Every bill creates winners and losers. Here's who stands to gain and who bears the cost.

Who Benefits

  • University of Vermont student-athletes and coaches — receive formal federal recognition that can be cited in institutional communications and can boost morale and recruiting.
  • University administration and athletic department — gain a Congressional Record citation useful for fundraising, alumni outreach, and public relations.
  • Vermont community and alumni networks — obtain a federally recorded acknowledgment that amplifies state pride and visibility for local institutions.
  • Prospective student-athletes and recruits — benefit indirectly from increased program visibility and the recruiting leverage that comes with a nationally recognized championship.

Who Bears the Cost

  • Clerk of the House and House administrative staff — must prepare and transmit enrolled copies, a small administrative expense and staff time commitment.
  • House floor schedule and committee resources — devoting time to ceremonial resolutions has an opportunity cost compared with substantive legislative items, especially when many similar recognitions are introduced.
  • University communications and events staff — may experience increased demand to coordinate with Congressional offices and to capitalize on the resolution for publicity and archival purposes.

Key Issues

The Core Tension

The central tension is symbolic recognition versus legislative priorities: issuing a public, formal commendation recognizes community achievement and can aid university goals, but doing so consumes legislative time and produces unequal visibility for institutions, raising questions about when and how Congress should use its floor and administrative resources for ceremonial acknowledgments.

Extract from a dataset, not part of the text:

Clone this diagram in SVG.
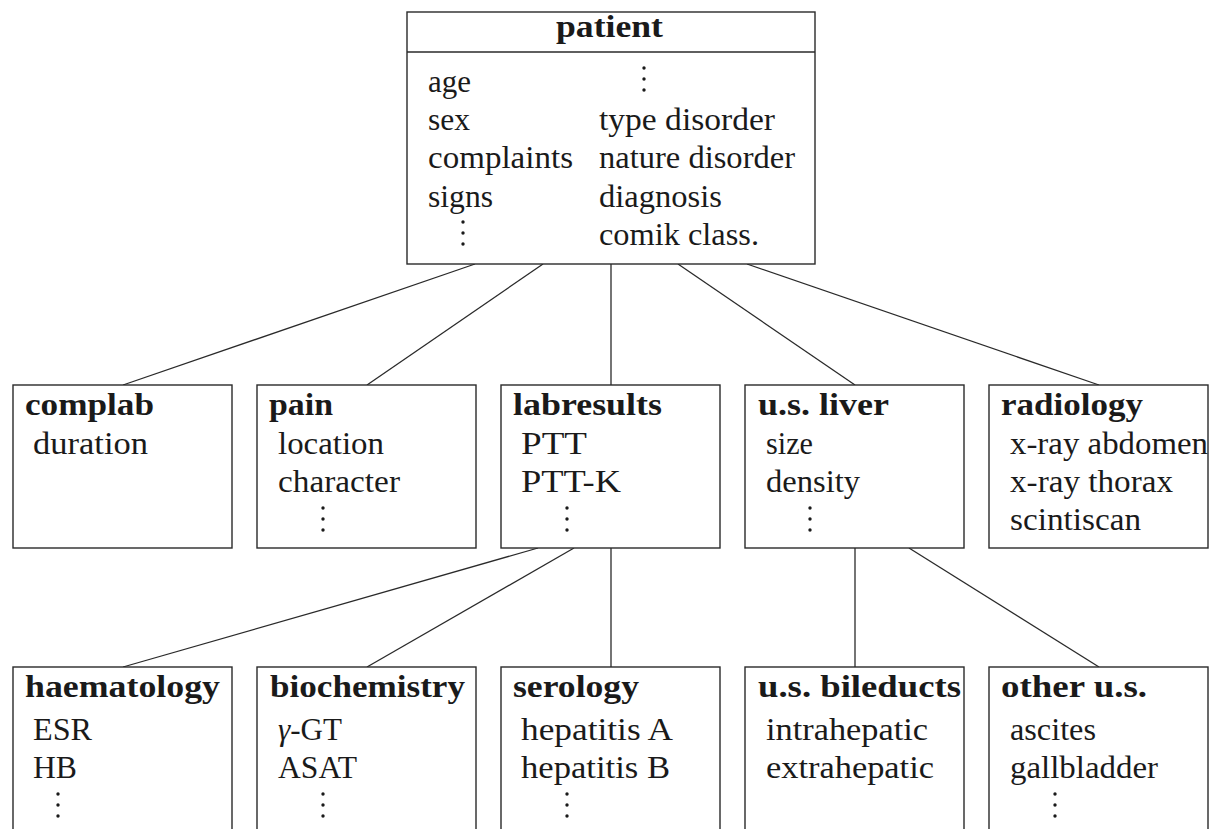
<svg xmlns="http://www.w3.org/2000/svg" width="1211" height="829" viewBox="0 0 1211 829">
  <style>
    .box { fill: #ffffff; stroke: #2a2a2a; stroke-width: 1.4; }
    .link { stroke: #2a2a2a; stroke-width: 1.3; fill: none; }
    text { font-family: "Liberation Serif", "Times New Roman", serif; font-size: 31px; fill: #1a1a1a; }
    .hd { font-weight: bold; }
    .dot { fill: #1a1a1a; }
  </style>
  <defs>
    <!-- vertical ellipsis: three small dots -->
    <g id="vdots">
      <circle class="dot" cx="0" cy="0" r="1.7"/>
      <circle class="dot" cx="0" cy="11" r="1.7"/>
      <circle class="dot" cx="0" cy="22" r="1.7"/>
    </g>
  </defs>

  <rect width="1211" height="829" fill="#ffffff"/>

  <!-- connectors -->
  <g id="connectors">
    <line class="link" x1="475" y1="264" x2="123" y2="385"/>
    <line class="link" x1="543" y1="264" x2="367" y2="385"/>
    <line class="link" x1="611" y1="264" x2="611" y2="385"/>
    <line class="link" x1="678" y1="264" x2="855" y2="385"/>
    <line class="link" x1="747" y1="264" x2="1099" y2="385"/>
    <line class="link" x1="538" y1="548" x2="123" y2="667"/>
    <line class="link" x1="574" y1="548" x2="367" y2="667"/>
    <line class="link" x1="611" y1="548" x2="611" y2="667"/>
    <line class="link" x1="855" y1="548" x2="855" y2="667"/>
    <line class="link" x1="909" y1="548" x2="1099" y2="667"/>
  </g>

  <!-- root entity -->
  <g id="patient">
    <rect class="box" x="407" y="12" width="408" height="252"/>
    <line class="link" x1="407" y1="52" x2="815" y2="52"/>
    <text class="hd" x="556" y="37" textLength="107" lengthAdjust="spacingAndGlyphs">patient</text>
    <text x="428" y="92" textLength="43" lengthAdjust="spacingAndGlyphs">age</text>
    <text x="428" y="130" textLength="42" lengthAdjust="spacingAndGlyphs">sex</text>
    <text x="428" y="168" textLength="145" lengthAdjust="spacingAndGlyphs">complaints</text>
    <text x="428" y="207" textLength="65" lengthAdjust="spacingAndGlyphs">signs</text>
    <use href="#vdots" x="463" y="222"/>
    <use href="#vdots" x="644" y="68"/>
    <text x="599" y="130" textLength="176" lengthAdjust="spacingAndGlyphs">type disorder</text>
    <text x="599" y="168" textLength="196" lengthAdjust="spacingAndGlyphs">nature disorder</text>
    <text x="599" y="207" textLength="123" lengthAdjust="spacingAndGlyphs">diagnosis</text>
    <text x="599" y="245" textLength="160" lengthAdjust="spacingAndGlyphs">comik class.</text>
  </g>

  <!-- second level -->
  <g id="complab">
    <rect class="box" x="13" y="385" width="219" height="163"/>
    <text class="hd" x="25" y="415" textLength="129" lengthAdjust="spacingAndGlyphs">complab</text>
    <text x="33" y="454" textLength="115" lengthAdjust="spacingAndGlyphs">duration</text>
  </g>

  <g id="pain">
    <rect class="box" x="257" y="385" width="219" height="163"/>
    <text class="hd" x="269" y="415" textLength="64" lengthAdjust="spacingAndGlyphs">pain</text>
    <text x="278" y="454" textLength="106" lengthAdjust="spacingAndGlyphs">location</text>
    <text x="278" y="492" textLength="122" lengthAdjust="spacingAndGlyphs">character</text>
    <use href="#vdots" x="323" y="508"/>
  </g>

  <g id="labresults">
    <rect class="box" x="501" y="385" width="219" height="163"/>
    <text class="hd" x="513" y="415" textLength="149" lengthAdjust="spacingAndGlyphs">labresults</text>
    <text x="521" y="454" textLength="66" lengthAdjust="spacingAndGlyphs">PTT</text>
    <text x="521" y="492" textLength="100" lengthAdjust="spacingAndGlyphs">PTT-K</text>
    <use href="#vdots" x="567" y="508"/>
  </g>

  <g id="us-liver">
    <rect class="box" x="745" y="385" width="219" height="163"/>
    <text class="hd" x="758" y="415" textLength="131" lengthAdjust="spacingAndGlyphs">u.s. liver</text>
    <text x="766" y="454" textLength="47" lengthAdjust="spacingAndGlyphs">size</text>
    <text x="766" y="492" textLength="94" lengthAdjust="spacingAndGlyphs">density</text>
    <use href="#vdots" x="810" y="508"/>
  </g>

  <g id="radiology">
    <rect class="box" x="989" y="385" width="219" height="163"/>
    <text class="hd" x="1001" y="415" textLength="142" lengthAdjust="spacingAndGlyphs">radiology</text>
    <text x="1010" y="454" textLength="198" lengthAdjust="spacingAndGlyphs">x-ray abdomen</text>
    <text x="1010" y="492" textLength="163" lengthAdjust="spacingAndGlyphs">x-ray thorax</text>
    <text x="1010" y="530" textLength="131" lengthAdjust="spacingAndGlyphs">scintiscan</text>
  </g>

  <!-- third level (boxes run past the bottom edge) -->
  <g id="haematology">
    <rect class="box" x="13" y="667" width="219" height="200"/>
    <text class="hd" x="25" y="697" textLength="195" lengthAdjust="spacingAndGlyphs">haematology</text>
    <text x="33" y="740" textLength="59" lengthAdjust="spacingAndGlyphs">ESR</text>
    <text x="33" y="778" textLength="44" lengthAdjust="spacingAndGlyphs">HB</text>
    <use href="#vdots" x="58" y="794"/>
  </g>

  <g id="biochemistry">
    <rect class="box" x="257" y="667" width="219" height="200"/>
    <text class="hd" x="270" y="697" textLength="195" lengthAdjust="spacingAndGlyphs">biochemistry</text>
    <text x="278" y="740" textLength="64" lengthAdjust="spacingAndGlyphs"><tspan font-style="italic">γ</tspan>-GT</text>
    <text x="278" y="778" textLength="79" lengthAdjust="spacingAndGlyphs">ASAT</text>
    <use href="#vdots" x="323" y="794"/>
  </g>

  <g id="serology">
    <rect class="box" x="501" y="667" width="219" height="200"/>
    <text class="hd" x="513" y="697" textLength="126" lengthAdjust="spacingAndGlyphs">serology</text>
    <text x="521" y="740" textLength="152" lengthAdjust="spacingAndGlyphs">hepatitis A</text>
    <text x="521" y="778" textLength="149" lengthAdjust="spacingAndGlyphs">hepatitis B</text>
    <use href="#vdots" x="567" y="794"/>
  </g>

  <g id="us-bileducts">
    <rect class="box" x="745" y="667" width="219" height="200"/>
    <text class="hd" x="758" y="697" textLength="203" lengthAdjust="spacingAndGlyphs">u.s. bileducts</text>
    <text x="766" y="740" textLength="162" lengthAdjust="spacingAndGlyphs">intrahepatic</text>
    <text x="766" y="778" textLength="168" lengthAdjust="spacingAndGlyphs">extrahepatic</text>
  </g>

  <g id="other-us">
    <rect class="box" x="989" y="667" width="219" height="200"/>
    <text class="hd" x="1001" y="697" textLength="146" lengthAdjust="spacingAndGlyphs">other u.s.</text>
    <text x="1010" y="740" textLength="86" lengthAdjust="spacingAndGlyphs">ascites</text>
    <text x="1010" y="778" textLength="148" lengthAdjust="spacingAndGlyphs">gallbladder</text>
    <use href="#vdots" x="1055" y="794"/>
  </g>
</svg>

This resolution raises implementation and policy questions that are more about congressional practice than the text itself. First, because the measure is purely ceremonial it creates no enforceable rights or funding streams; any expectation that the university will receive federal support or material benefit from congressional recognition would be misplaced.

Second, the choice to memorialize one institution’s athletic achievement raises equity questions: Congress routinely issues similar recognitions for local institutions and individuals, and cumulative floor time and administrative effort can disproportionately favor institutions with better advocacy or political connections.

Operationally, the resolution leaves open small but real administrative questions: the timing and format for the Clerk’s transmission (electronic or printed original), whether the House will print the preamble verbatim in the Congressional Record, and how the named recipients will be notified if leadership changes occur before transmission. Finally, while the bill celebrates student-athlete achievement, it sidesteps substantive collegiate athletics policy debates—athlete compensation, Title IX implications, or NCAA governance—so stakeholders seeking legislative change will not find answers here.